## Short problem
Print the listing in its entirety and exactly, leaving out images.

--- Start of Material ---

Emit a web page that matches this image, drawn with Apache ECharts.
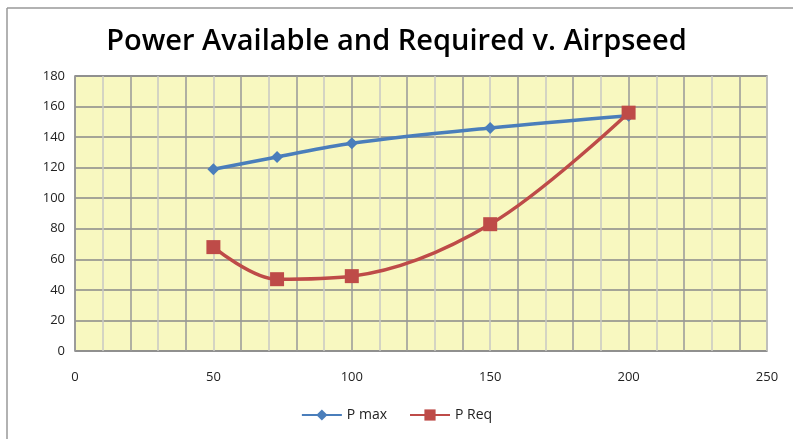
<!DOCTYPE html>
<html>
<head>
<meta charset="utf-8">
<script src="https://cdn.jsdelivr.net/npm/echarts@6/dist/echarts.min.js"></script>
<style>
  html, body { margin: 0; padding: 0; background: #fff; }
  #chart { width: 793px; height: 439px; }
</style>
</head>
<body>
<div id="chart"></div>
<script>
  // airspeed values and the two power curves
  var airspeed = [50, 73, 100, 150, 200]
  var pMax = [119, 127, 136, 146, 154]
  var pReq = [68, 47, 49, 83, 156]
  var xTicks = [0, 50, 100, 150, 200, 250]
  var yTicks = [0, 20, 40, 60, 80, 100, 120, 140, 160, 180]

  function pairs(xs, ys) {
    return xs.map(function(x, i) { return [x, ys[i]] })
  }

  var chart = echarts.init(document.getElementById('chart'))
  chart.setOption({
    animation: false,
    title: {
      text: 'Power Available and Required v. Airpseed',
      left: 'center',
      top: 22,
      textStyle: { fontFamily: 'Open Sans', fontWeight: 600, fontSize: 29, color: '#000' }
    },
    legend: {
      bottom: 12,
      left: 'center',
      itemWidth: 40,
      itemHeight: 14,
      itemGap: 22,
      textStyle: { fontFamily: 'Open Sans', fontSize: 14, color: '#222' },
      data: ['P max', 'P Req']
    },
    grid: {
      left: 75, right: 26, top: 76, bottom: 88,
      show: true,
      backgroundColor: '#f8f8c0',
      borderColor: '#888',
      borderWidth: 1.5
    },
    xAxis: {
      type: 'value',
      min: xTicks[0],
      max: xTicks[xTicks.length - 1],
      interval: 10,
      axisLine: { show: false },
      axisTick: { show: false },
      axisLabel: {
        margin: 20,
        fontFamily: 'Open Sans',
        fontSize: 13,
        color: '#222',
        formatter: function(v) { return xTicks.indexOf(v) >= 0 ? String(v) : '' }
      },
      splitLine: { show: true, lineStyle: { color: ['#999', '#c9c9c4'], width: 1.5 } }
    },
    yAxis: {
      type: 'value',
      min: yTicks[0],
      max: yTicks[yTicks.length - 1],
      interval: 20,
      axisLine: { show: false },
      axisTick: { show: false },
      axisLabel: { margin: 10, fontFamily: 'Open Sans', fontSize: 13, color: '#222' },
      splitLine: { show: true, lineStyle: { color: '#8a8a8a', width: 1.5 } }
    },
    graphic: [
      { type: 'line', shape: { x1: 7, y1: 8, x2: 793, y2: 8 }, style: { stroke: '#999', lineWidth: 1.5 } },
      { type: 'line', shape: { x1: 7, y1: 8, x2: 7, y2: 439 }, style: { stroke: '#999', lineWidth: 1.5 } }
    ],
    series: [
      {
        name: 'P max',
        type: 'line',
        smooth: 0.35,
        data: pairs(airspeed, pMax),
        symbol: 'diamond',
        symbolSize: 12,
        lineStyle: { color: '#4a7ebb', width: 3.5 },
        itemStyle: { color: '#4a7ebb' }
      },
      {
        name: 'P Req',
        type: 'line',
        smooth: 0.35,
        data: pairs(airspeed, pReq),
        symbol: 'rect',
        symbolSize: 14,
        lineStyle: { color: '#be4b48', width: 3.5 },
        itemStyle: { color: '#be4b48' }
      }
    ]
  })
</script>
</body>
</html>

--- End of Material ---

## The completed task
Emit a web page that matches this image, drawn with Apache ECharts.
<!DOCTYPE html>
<html>
<head>
<meta charset="utf-8">
<script src="https://cdn.jsdelivr.net/npm/echarts@6/dist/echarts.min.js"></script>
<style>
  html, body { margin: 0; padding: 0; background: #fff; }
  #chart { width: 793px; height: 439px; }
</style>
</head>
<body>
<div id="chart"></div>
<script>
  // airspeed values and the two power curves
  var airspeed = [50, 73, 100, 150, 200]
  var pMax = [119, 127, 136, 146, 154]
  var pReq = [68, 47, 49, 83, 156]
  var xTicks = [0, 50, 100, 150, 200, 250]
  var yTicks = [0, 20, 40, 60, 80, 100, 120, 140, 160, 180]

  function pairs(xs, ys) {
    return xs.map(function(x, i) { return [x, ys[i]] })
  }

  var chart = echarts.init(document.getElementById('chart'))
  chart.setOption({
    animation: false,
    title: {
      text: 'Power Available and Required v. Airpseed',
      left: 'center',
      top: 22,
      textStyle: { fontFamily: 'Open Sans', fontWeight: 600, fontSize: 29, color: '#000' }
    },
    legend: {
      bottom: 12,
      left: 'center',
      itemWidth: 40,
      itemHeight: 14,
      itemGap: 22,
      textStyle: { fontFamily: 'Open Sans', fontSize: 14, color: '#222' },
      data: ['P max', 'P Req']
    },
    grid: {
      left: 75, right: 26, top: 76, bottom: 88,
      show: true,
      backgroundColor: '#f8f8c0',
      borderColor: '#888',
      borderWidth: 1.5
    },
    xAxis: {
      type: 'value',
      min: xTicks[0],
      max: xTicks[xTicks.length - 1],
      interval: 10,
      axisLine: { show: false },
      axisTick: { show: false },
      axisLabel: {
        margin: 20,
        fontFamily: 'Open Sans',
        fontSize: 13,
        color: '#222',
        formatter: function(v) { return xTicks.indexOf(v) >= 0 ? String(v) : '' }
      },
      splitLine: { show: true, lineStyle: { color: ['#999', '#c9c9c4'], width: 1.5 } }
    },
    yAxis: {
      type: 'value',
      min: yTicks[0],
      max: yTicks[yTicks.length - 1],
      interval: 20,
      axisLine: { show: false },
      axisTick: { show: false },
      axisLabel: { margin: 10, fontFamily: 'Open Sans', fontSize: 13, color: '#222' },
      splitLine: { show: true, lineStyle: { color: '#8a8a8a', width: 1.5 } }
    },
    graphic: [
      { type: 'line', shape: { x1: 7, y1: 8, x2: 793, y2: 8 }, style: { stroke: '#999', lineWidth: 1.5 } },
      { type: 'line', shape: { x1: 7, y1: 8, x2: 7, y2: 439 }, style: { stroke: '#999', lineWidth: 1.5 } }
    ],
    series: [
      {
        name: 'P max',
        type: 'line',
        smooth: 0.35,
        data: pairs(airspeed, pMax),
        symbol: 'diamond',
        symbolSize: 12,
        lineStyle: { color: '#4a7ebb', width: 3.5 },
        itemStyle: { color: '#4a7ebb' }
      },
      {
        name: 'P Req',
        type: 'line',
        smooth: 0.35,
        data: pairs(airspeed, pReq),
        symbol: 'rect',
        symbolSize: 14,
        lineStyle: { color: '#be4b48', width: 3.5 },
        itemStyle: { color: '#be4b48' }
      }
    ]
  })
</script>
</body>
</html>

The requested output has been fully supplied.